Exercise prompt: A verbatim copy is needed of the lines from the one containing "Write the matplotlib code for this chart." down to the one containing "YELLOW = '#ffc805'", inclusive. Print it with no pictures.

Entries with chart source code
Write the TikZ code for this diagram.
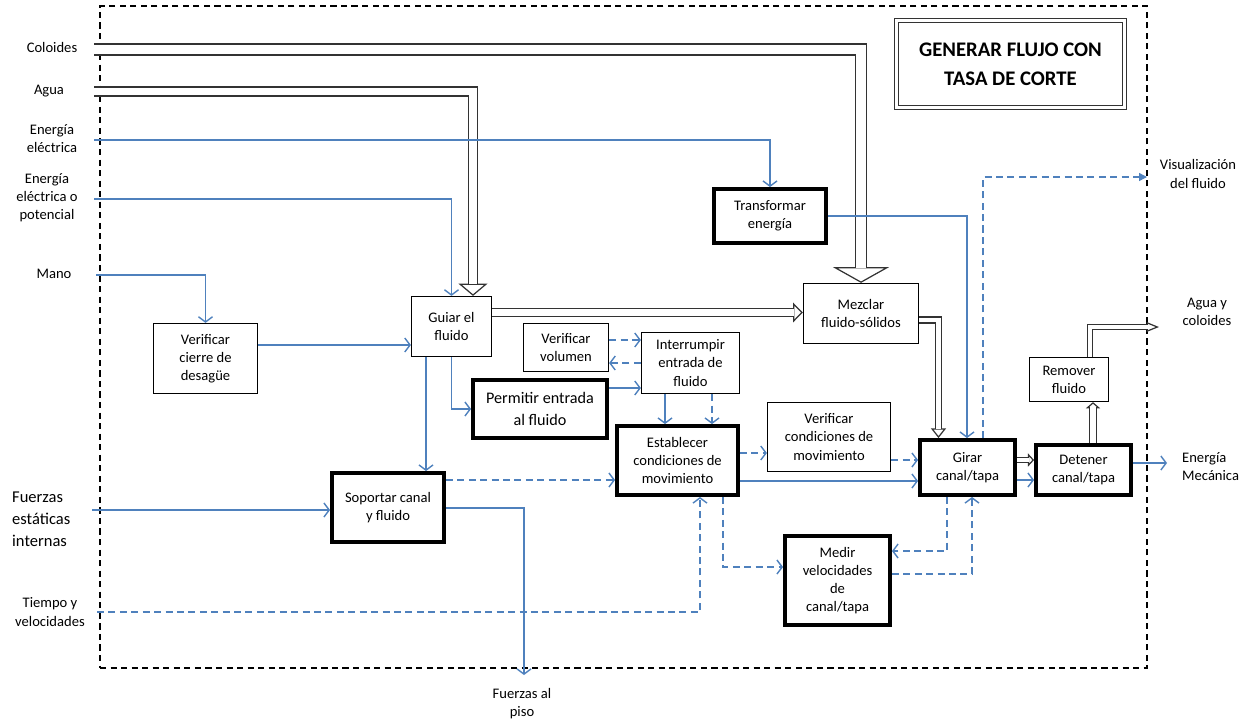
\documentclass[tikz,border=0pt]{standalone}
\usepackage{fontspec}
\setmainfont{Carlito}
\usetikzlibrary{arrows.meta,calc}
\definecolor{flowblue}{RGB}{79,129,189}
\newlength{\unitpx}
\setlength{\unitpx}{0.02cm}
\begin{document}
\begin{tikzpicture}[
  x=0.02cm, y=-0.02cm,
  every node/.style={font=\fontsize{8.3}{10.3}\selectfont, align=center},
  funcbox/.style={draw, line width=0.7pt, inner sep=1pt},
  mainfunc/.style={funcbox, line width=2.2pt},
  titlebox/.style={draw=black!80, double, double distance=1.5pt, line width=0.8pt, font=\fontsize{11.8}{16.5}\selectfont\bfseries},
  boundary/.style={draw, dash pattern=on 3.5pt off 2.5pt, line width=0.7pt},
  flow/.style={draw=flowblue, line width=0.8pt, -{Straight Barb[length=3pt,width=8pt]}},
  signal/.style={flow, dash pattern=on 4pt off 2.5pt},
  hollow/.style={draw=black!80, line width=0.7pt, double=white, double distance=#1},
  hollow tip/.style 2 args={draw=black!80, line width=0.7pt, -{Triangle[open,fill=white,width=#1,length=#2]}}
]
\useasboundingbox (0,0) rectangle (1251,721);
% Define the nodes
\node[boundary, minimum width=1047\unitpx, minimum height=662\unitpx] (system) at (623.5,337) {};
\node[titlebox, minimum width=228\unitpx, minimum height=87\unitpx] (title) at (1010.5,64) {GENERAR FLUJO CON\\TASA DE CORTE};
\node[funcbox, minimum width=104\unitpx, minimum height=70\unitpx] (cierre) at (205.5,358.5) {Verificar\\cierre de\\desagüe};
\node[funcbox, minimum width=80\unitpx, minimum height=60\unitpx] (guiar) at (451.5,326.5) {Guiar el\\fluido};
\node[funcbox, minimum width=85\unitpx, minimum height=48\unitpx] (volumen) at (566,347.5) {Verificar\\volumen};
\node[funcbox, minimum width=98\unitpx, minimum height=61\unitpx] (interrumpir) at (690.5,363) {Interrumpir\\entrada de\\fluido};
\node[mainfunc, minimum width=134\unitpx, minimum height=58\unitpx, font=\fontsize{9.2}{12.4}\selectfont] (permitir) at (540,409) {Permitir entrada\\al fluido};
\node[mainfunc, minimum width=121\unitpx, minimum height=69\unitpx] (establecer) at (677.5,460.5) {Establecer\\condiciones de\\movimiento};
\node[mainfunc, minimum width=112\unitpx, minimum height=69\unitpx] (soportar) at (388,507.5) {Soportar canal\\y fluido};
\node[funcbox, minimum width=123\unitpx, minimum height=69\unitpx] (vercond) at (829,437) {Verificar\\condiciones de\\movimiento};
\node[mainfunc, minimum width=105\unitpx, minimum height=89\unitpx] (medir) at (837.5,580.5) {Medir\\velocidades\\de\\canal/tapa};
\node[mainfunc, minimum width=112\unitpx, minimum height=54\unitpx] (transformar) at (770,216) {Transformar\\energía};
\node[funcbox, minimum width=115\unitpx, minimum height=60\unitpx] (mezclar) at (861,313.5) {Mezclar\\fluido-sólidos};
\node[mainfunc, minimum width=95\unitpx, minimum height=55\unitpx] (girar) at (967.5,467.5) {Girar\\canal/tapa};
\node[mainfunc, minimum width=95\unitpx, minimum height=50\unitpx] (detener) at (1083.5,470) {Detener\\canal/tapa};
\node[funcbox, minimum width=79\unitpx, minimum height=44\unitpx] (remover) at (1069,379.5) {Remover\\fluido};
% inputs and outputs
\node (coloides) at (52,47) {Coloides};
\node (agua) at (49,91) {Agua};
\node (eelec) at (52,139) {Energía\\eléctrica};
\node (epot) at (47,198) {Energía\\eléctrica o\\potencial};
\node (mano) at (54,274) {Mano};
\node[anchor=west, align=left, font=\fontsize{9.4}{12.4}\selectfont] (fuerzas) at (6,519) {Fuerzas\\estáticas\\internas};
\node (tiempo) at (50,612) {Tiempo y\\velocidades};
\node (piso) at (522,704) {Fuerzas al\\piso};
\node (visual) at (1198,174) {Visualización\\del fluido};
\node (aguacoloides) at (1207,312) {Agua y\\coloides};
\node[anchor=west, align=left] (emec) at (1176,467) {Energía\\Mecánica};
\coordinate (coloidesin) at (94,49.5);
\coordinate (aguain) at (94,91.5);
\coordinate (eelecin) at (94,140);
\coordinate (epotin) at (94,199);
\coordinate (manoin) at (96,275);
\coordinate (fuerzasin) at (92,510);
\coordinate (tiempoin) at (97,612);
\coordinate (visualout) at (1147,177);
\coordinate (aguaout) at (1159,327);
\coordinate (emecout) at (1167,463);
\coordinate (pisoout) at (524,675);
% Define the edges
% material flows
\draw[hollow tip={32pt}{9pt}] ($(mezclar.north)+(0,-16)$) -- (mezclar.north);
\draw[hollow=5.5pt] (coloidesin) -| ($(mezclar.north)+(0,-15)$);
\draw[hollow tip={16.5pt}{7pt}] ($(guiar.north)+(21.5,-13)$) -- ($(guiar.north)+(21.5,0)$);
\draw[hollow=4.5pt] (aguain) -| ($(guiar.north)+(21.5,-12)$);
\draw[hollow tip={11pt}{5.5pt}] ($(mezclar.west |- 0,312.5)+(-10,0)$) -- (mezclar.west |- 0,312.5);
\draw[hollow=3.6pt] (guiar.east |- 0,312.5) -- ($(mezclar.west |- 0,312.5)+(-9,0)$);
\draw[hollow tip={8.5pt}{5.5pt}] ($(938.5,0 |- girar.north)+(0,-10)$) -- (938.5,0 |- girar.north);
\draw[hollow=2.6pt] (mezclar.east |- 0,320) -| ($(938.5,0 |- girar.north)+(0,-9)$);
\draw[hollow tip={7.5pt}{3.5pt}] ($(detener.west |- 0,460)+(-6,0)$) -- (detener.west |- 0,460);
\draw[hollow=2.2pt] (girar.east |- 0,460) -- ($(detener.west |- 0,460)+(-5,0)$);
\draw[hollow tip={8pt}{3.5pt}] ($(1093,0 |- remover.south)+(0,6)$) -- (1093,0 |- remover.south);
\draw[hollow=3pt] (1093,0 |- detener.north) -- ($(1093,0 |- remover.south)+(0,5)$);
\draw[hollow tip={5.5pt}{7pt}] ($(aguaout)+(-12,0)$) -- (aguaout);
\draw[hollow=2.2pt] (1090,0 |- remover.north) |- ($(aguaout)+(-11,0)$);
% energy and signal flows
\draw[flow] (eelecin) -| (transformar.north);
\draw[flow] (epotin) -| (guiar.north);
\draw[flow] (manoin) -| (cierre.north);
\draw[flow] (cierre.east |- 0,345) -- (guiar.west |- 0,345);
\draw[flow] (guiar.south) |- (permitir.west);
\draw[flow] (426,0 |- guiar.south) -- (426,0 |- soportar.north);
\draw[signal] (volumen.east |- 0,340) -- (interrumpir.west |- 0,340);
\draw[signal] (interrumpir.west |- 0,363) -- (volumen.east |- 0,363);
\draw[flow] (permitir.east |- 0,388) -- (interrumpir.west |- 0,388);
\draw[flow] (665,0 |- interrumpir.south) -- (665,0 |- establecer.north);
\draw[signal] (712,0 |- interrumpir.south) -- (712,0 |- establecer.north);
\draw[signal] (soportar.east |- 0,480) -- (establecer.west |- 0,480);
\draw[flow] (soportar.east |- 0,508) -| (pisoout);
\draw[flow] (fuerzasin) -- (soportar.west |- fuerzasin);
\draw[signal] (tiempoin) -| (700,0 |- establecer.south);
\draw[signal] (establecer.east |- 0,453) -- (vercond.west |- 0,453);
\draw[flow] (establecer.east |- 0,481) -- (girar.west |- 0,481);
\draw[signal] (723,0 |- establecer.south) |- (medir.west |- 0,567);
\draw[signal] (vercond.east |- 0,460) -- (girar.west |- 0,460);
\draw[flow] (transformar.east) -| (967,0 |- girar.north);
\draw[signal, -{Triangle[length=4.5pt,width=4.5pt]}] (983,0 |- girar.north) |- (visualout);
\draw[signal] (947,0 |- girar.south) |- (medir.east |- 0,551);
\draw[signal] (medir.east |- 0,574) -| (972,0 |- girar.south);
\draw[flow] (girar.east |- 0,480) -- (detener.west |- 0,480);
\draw[flow] (detener.east |- 0,463) -- (emecout);
\end{tikzpicture}
\end{document}
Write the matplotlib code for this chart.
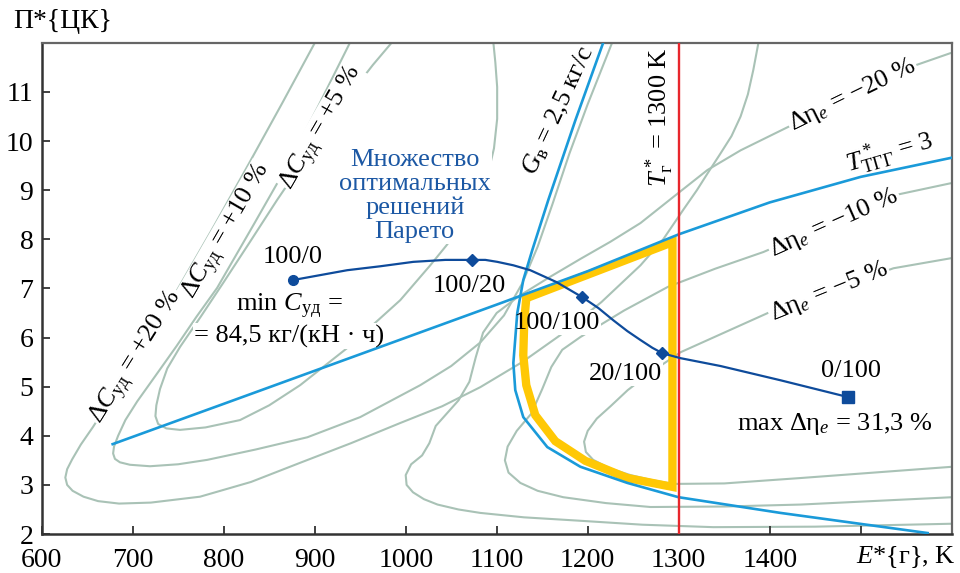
import matplotlib
matplotlib.use("Agg")
import matplotlib.pyplot as plt

plt.rcParams['font.family'] = ['Liberation Serif', 'DejaVu Serif']
plt.rcParams['mathtext.fontset'] = 'custom'
plt.rcParams['mathtext.rm'] = 'Liberation Serif'
plt.rcParams['mathtext.it'] = 'Liberation Serif:italic'

GRAY = '#a9c2b6'
BLUE = '#1a9ad9'
DARK = '#0e4b9b'
RED = '#e8262c'
YELLOW = '#ffc805'

# --- specific cost contours (dC_ud) ---
dc20_x = [900.5, 864, 826.8, 790, 752.1, 725, 697.1, 675, 656.4, 643, 633.5, 628, 626, 628, 634,
          646, 662, 685, 720, 774, 830, 884, 940, 994, 1040, 1082, 1128, 1170, 1215, 1258, 1283,
          1305, 1320, 1332, 1345, 1358, 1368, 1376, 1382, 1387.7]
dc20_y = [12.01, 10.76, 9.51, 8.29, 7.07, 6.2, 5.34, 4.72, 4.18, 3.82, 3.52, 3.32, 3.15, 3.0, 2.88,
          2.76, 2.67, 2.62, 2.64, 2.76, 3.06, 3.45, 3.85, 4.26, 4.6, 4.99, 5.5, 6.05, 6.72, 7.47, 8.0,
          8.6, 9.0, 9.35, 9.72, 10.1, 10.5, 10.95, 11.45, 12.01]
dc10_x = [939, 905, 873, 833, 792.8, 770, 748, 725, 705, 692, 684, 679.5, 678.5, 680.5, 686, 697,
          719, 750, 782, 835, 892, 950, 1016, 1050, 1082, 1108, 1128, 1145, 1161, 1180, 1200, 1227]
dc10_y = [12.01, 10.75, 9.6, 8.3, 7.01, 6.42, 5.82, 5.22, 4.7, 4.32, 4.0, 3.78, 3.64, 3.53, 3.46, 3.41,
          3.38, 3.42, 3.51, 3.72, 3.97, 4.38, 5.03, 5.42, 5.9, 6.45, 7.1, 7.85, 8.7, 9.75, 10.75, 12.01]
dc5_x = [985, 964, 940, 917, 888, 858.7, 829, 799.4, 775, 752.1, 738, 730, 726, 725, 728, 737, 752,
         780, 818, 850, 884, 936, 994, 1027, 1045, 1063, 1078, 1090, 1097, 1100.5, 1100.5, 1098.5, 1096.3]
dc5_y = [12.01, 11.55, 10.98, 10.42, 9.6, 8.8, 7.95, 7.11, 6.43, 5.81, 5.37, 4.95, 4.62, 4.4, 4.24, 4.15,
         4.12, 4.17, 4.32, 4.62, 5.03, 5.79, 6.76, 7.47, 7.88, 8.33, 8.8, 9.3, 9.85, 10.45, 11.1, 11.6, 12.01]

# --- efficiency contours (d eta_e) ---
de20_x = [1598.8, 1560, 1417.3, 1368, 1331.6, 1294, 1258, 1225, 1192, 1160, 1125, 1100, 1085, 1077,
          1070, 1058, 1045, 1033, 1026, 1018, 1006, 1000, 1001, 1008, 1020, 1035, 1058, 1082, 1130,
          1192, 1260, 1338, 1450, 1601]
de20_y = [11.79, 11.54, 10.26, 9.81, 9.41, 8.86, 8.33, 7.95, 7.6, 7.25, 6.85, 6.5, 6.1, 5.6,
          5.1, 4.72, 4.45, 4.2, 3.85, 3.6, 3.42, 3.2, 3.0, 2.85, 2.71, 2.6, 2.5, 2.43, 2.34,
          2.27, 2.19, 2.14, 2.15, 2.21]
de10_x = [1598.8, 1538, 1393, 1340, 1288, 1240, 1192, 1172, 1160, 1150, 1138, 1122, 1112, 1109, 1113,
          1126, 1145, 1173, 1220, 1269, 1350, 1434, 1601]
de10_y = [9.14, 8.9, 7.74, 7.4, 7.03, 6.55, 6.01, 5.75, 5.4, 4.95, 4.45, 4.1, 3.78, 3.5, 3.25,
          3.04, 2.88, 2.75, 2.63, 2.55, 2.56, 2.6, 2.75]
de5_x = [1601, 1536, 1398, 1350, 1302, 1270, 1244, 1225, 1210, 1200, 1196, 1198, 1206, 1225, 1247,
         1270, 1294, 1350, 1434, 1601]
de5_y = [7.62, 7.41, 6.5, 6.1, 5.7, 5.3, 4.93, 4.6, 4.35, 4.1, 3.88, 3.67, 3.51, 3.33, 3.2,
         3.1, 3.02, 3.03, 3.14, 3.37]

# --- constraints ---
ttgg_x = [678, 800, 950, 1100, 1200, 1300, 1400, 1500, 1600]
ttgg_y = [3.83, 4.65, 5.66, 6.67, 7.35, 8.10, 8.75, 9.27, 9.66]
gb_x = [1217.2, 1186.4, 1156.7, 1139.1, 1129.2, 1122.6, 1118.3, 1120.4, 1129.2, 1155.6, 1191.9,
        1243.6, 1299.7, 1411.8, 1573.5]
gb_y = [12.01, 10.42, 8.80, 7.78, 7.17, 6.50, 5.48, 4.93, 4.38, 3.77, 3.37,
        3.04, 2.75, 2.43, 2.02]
t_gas = 1300

# feasible region outline
feas_x = [1132.5, 1293.1, 1293.1, 1243.6, 1197.4, 1164.4, 1142.4, 1132.5, 1129.2, 1130.3, 1132.5]
feas_y = [6.80, 7.94, 2.96, 3.14, 3.49, 3.89, 4.42, 5.03, 5.64, 6.35, 6.80]

# Pareto front
par_x = [876.3, 906.0, 935.7, 972.0, 1008.3, 1043.5, 1073.2, 1087.5, 1100.7, 1118.3, 1136.9,
         1165.5, 1194.1, 1211.7, 1228.2, 1243.6, 1257.9, 1271.1, 1282.1, 1301.9, 1345.9,
         1411.8, 1485.5]
par_y = [7.17, 7.27, 7.37, 7.45, 7.54, 7.58, 7.58, 7.58, 7.54, 7.47, 7.37,
         7.13, 6.82, 6.60, 6.35, 6.13, 5.95, 5.79, 5.68, 5.58, 5.42,
         5.13, 4.79]
key_x = [876.3, 1073.2, 1194.1, 1282.1, 1485.5]
key_y = [7.17, 7.58, 6.82, 5.68, 4.79]
key_lbl = ['100/0', '100/20', '100/100', '20/100', '0/100']
lbl_x = [876, 1070, 1166, 1241, 1489]
lbl_y = [7.64, 7.05, 6.30, 5.26, 5.32]

fig = plt.figure(figsize=(9.6, 5.73), dpi=100)
ax = fig.add_axes([0.0434, 0.068, 0.948, 0.8574])

for xs, ys in [(dc20_x, dc20_y), (dc10_x, dc10_y), (dc5_x, dc5_y),
               (de20_x, de20_y), (de10_x, de10_y), (de5_x, de5_y)]:
    ax.plot(xs, ys, color=GRAY, lw=1.5, zorder=1, solid_capstyle='round', solid_joinstyle='round')

ax.plot(feas_x, feas_y, color=YELLOW, lw=6, zorder=3, solid_joinstyle='miter')
ax.plot(ttgg_x, ttgg_y, color=BLUE, lw=1.9, zorder=4)
ax.plot(gb_x, gb_y, color=BLUE, lw=1.9, zorder=4)
ax.axvline(t_gas, color=RED, lw=1.7, zorder=4)

ax.plot(par_x, par_y, color=DARK, lw=1.6, zorder=5)
ax.plot(key_x[0], key_y[0], 'o', color=DARK, ms=7, zorder=6)
ax.plot(key_x[1:4], key_y[1:4], 'D', color=DARK, ms=6.5, zorder=6)
ax.plot(key_x[4], key_y[4], 's', color=DARK, ms=9, zorder=6)

wb = dict(facecolor='white', edgecolor='none', pad=1.0)
wb_thin = dict(facecolor='white', edgecolor='none', pad=0.2)
fs = 19


def label(x, y, t, rot=0, color='black', box=wb, **kw):
    # white patch under the text cuts the grey contours, the text itself sits on top
    ax.text(x, y, t, fontsize=fs, rotation=rot, ha='center', va='center', color='white',
            rotation_mode='anchor', zorder=2, bbox=box, **kw)
    ax.text(x, y, t, fontsize=fs, rotation=rot, ha='center', va='center', color=color,
            rotation_mode='anchor', zorder=7, **kw)


for x, y, t in zip(lbl_x, lbl_y, key_lbl):
    label(x, y, t)

label(872, 6.64, 'min $C_{\\mathrm{уд}}$ =')
label(872, 6.03, '= 84,5 кг/(кН · ч)')
label(1472, 4.24, 'max Δη$_e$ = 31,3 %')
label(1010, 8.88, 'Множество\nоптимальных\nрешений\nПарето', color='#1c58a4', linespacing=1.1)

label(705, 5.60, 'Δ$C_{\\mathrm{уд}}$ = +20 %', rot=58)
label(804, 8.15, 'Δ$C_{\\mathrm{уд}}$ = +10 %', rot=60, box=wb_thin)
label(908, 10.26, 'Δ$C_{\\mathrm{уд}}$ = +5 %', rot=60, box=wb_thin)
label(1168, 10.63, '$G_{\\mathrm{в}}$ = 2,5 кг/с', rot=65)
label(1279, 10.49, '$T^*_{\\mathrm{г}}$ = 1300 K', rot=90)
label(1491, 10.93, 'Δη$_e$ = −20 %', rot=26)
label(1532, 9.77, '$T^*_{\\mathrm{ТГГ}}$ = 3', rot=16)
label(1471, 8.33, 'Δη$_e$ = −10 %', rot=24)
label(1465, 6.93, 'Δη$_e$ = −5 %', rot=22)

ax.set_xlim(600, 1600)
ax.set_ylim(2, 12)
ax.set_xticks(range(600, 1600, 100))
ax.set_xticklabels([str(v) for v in range(600, 1500, 100)] + [''])
ax.set_yticks(range(2, 13))
ax.set_yticklabels([str(v) for v in range(2, 12)] + [''])
ax.tick_params(direction='in', length=6, width=1.3, labelsize=20, color='#333333')
ax.tick_params(axis='x', pad=10)
ax.tick_params(axis='y', pad=6)

for s in ['left', 'bottom']:
    ax.spines[s].set_linewidth(1.8)
    ax.spines[s].set_color('#333333')
for s in ['top', 'right']:
    ax.spines[s].set_linewidth(1.6)
    ax.spines[s].set_color('#666666')

ax.text(1.004, -0.046, '$E$*{г}, K', transform=ax.transAxes, fontsize=19,
        ha='right', va='center')
fig.text(0.014, 0.962, 'П*{ЦК}', fontsize=20, ha='left', va='center')

fig.savefig('out.png', dpi=100)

The answer:
Write the matplotlib code for this chart.
import matplotlib
matplotlib.use("Agg")
import matplotlib.pyplot as plt

plt.rcParams['font.family'] = ['Liberation Serif', 'DejaVu Serif']
plt.rcParams['mathtext.fontset'] = 'custom'
plt.rcParams['mathtext.rm'] = 'Liberation Serif'
plt.rcParams['mathtext.it'] = 'Liberation Serif:italic'

GRAY = '#a9c2b6'
BLUE = '#1a9ad9'
DARK = '#0e4b9b'
RED = '#e8262c'
YELLOW = '#ffc805'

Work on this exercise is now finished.